Sunday, July 3, 2011

An American Poet






Jim Morrison, The Lizard King, 40 years dead today...


If there was one book that got me through adolescence semi-intact, it was Danny Sugarman's Doors bio, No One Here Gets Out Alive. Jim studied film in Southern California, met Ray Manzarek on the beach & sang 'Moonlight Drive' into the Santa Monica summer. But it was the romantic doom-mood of his music & his identification as a poet that hooked me. I mean, I kinda liked poetry but it never smacked me relevance-wise & always seemed out-of-time or faraway. Even the beats had a learned veneer that sometimes came across a little too much college-dropout affected. Jim appealed to the confusion & wide-openness, the adolescent in all of us, & Ray tugged us along towards the mysteries of adulthood with a few rolls of his keyboard.


And Jim made being a poet sexy. Not sweaty-desperate, holier-than-thou or boring. The music gave his words glory. "Keep your eyes on the road, your hand upon the wheel." "C'mon, c'mon, and touch me babe/Can't you see that I am not afraid." "Your fingers they weave minuets/Speak in secret alphabets/I light another cigarette/Learn to forget/Learn to forget." The music stretched the dimension of what words can do.


In high school there was an art class where we had to make our own t-shirt art with stencils. There was wax paper and pins and paint and stub-tipped brushes to do our work. Naturally, I brought in a cherry-red t-shirt in and went right into reproducing the Doors logo in black ink. I don't think there was anything my hand touched that I was more proud of during my whole unspectacular career in school


In 1984 I went to France with my high-school girlfriend and a friend. The French really know how to eat. They also know a lot about leisure. For these two things I overlooked their peculiar habit of treated their American brethren as the indolent, grotesque buffoons we often are. Anyway, the highlight of the trip was visiting the cemetery where Jim is buried. I laugh now at the thought of the younger version of myself, as I pricked my finger with a shard of glass or sharp rock and pressed my bloodied digit just under the eye of Jim's bust up there on the graffiti-ized pedestal. Maybe I was thinking of the song 'Peace Frog' and the lyric 'Blood is the rose of mysterious union'?


Everybody should at least once in their life drive through Los Angeles blasting "Riders On the Storm" or "Light My Fire" or "L.A. Woman" on the radio. Day or Night. Twilight's good too. With someone else might be pretty good, I've never tried it. It works pretty good by yourself.
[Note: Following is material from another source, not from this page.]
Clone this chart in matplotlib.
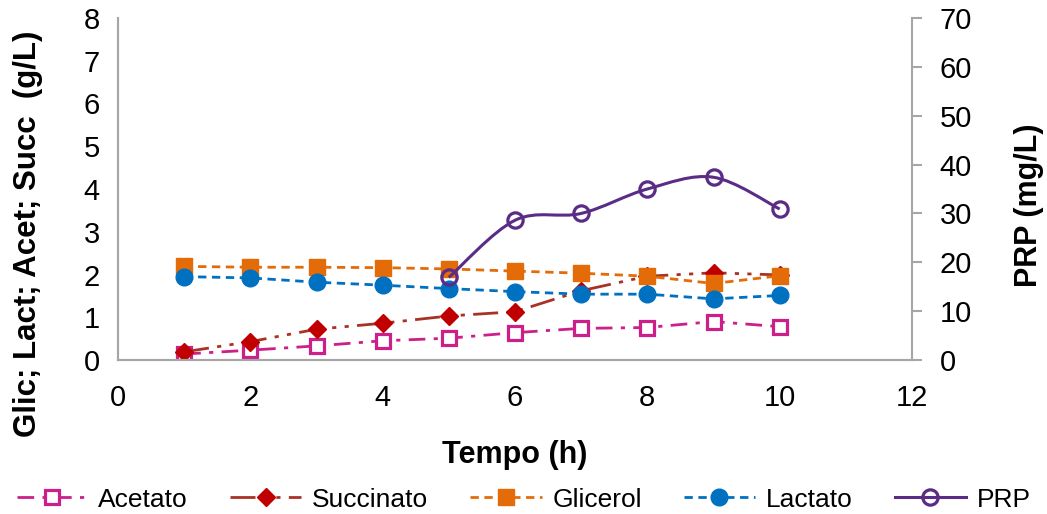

One time long ago in my twenties I felt so crushed, the world crumbling down around me, the one thing that gave me comfort more than anything, more than friends or family, was lying prone on my apartment floor, soul-gutted & scared, and listening to the Doors' "When The Music's Over", over and over again, the lyrics "The music is your only friend/Until the end" flowing through me, soothing me. So, yeah, I don't know if music can save your life, but it did that time.


The Doors are the unofficial house band to the country of Mexico. I don't know why they love them so much over there. They still can't figure out why "The End" isn't their national anthem yet. I'm pretty sure whatever weak-sauce national anthem they have over there, the words "Ride the Snake" aren't in it.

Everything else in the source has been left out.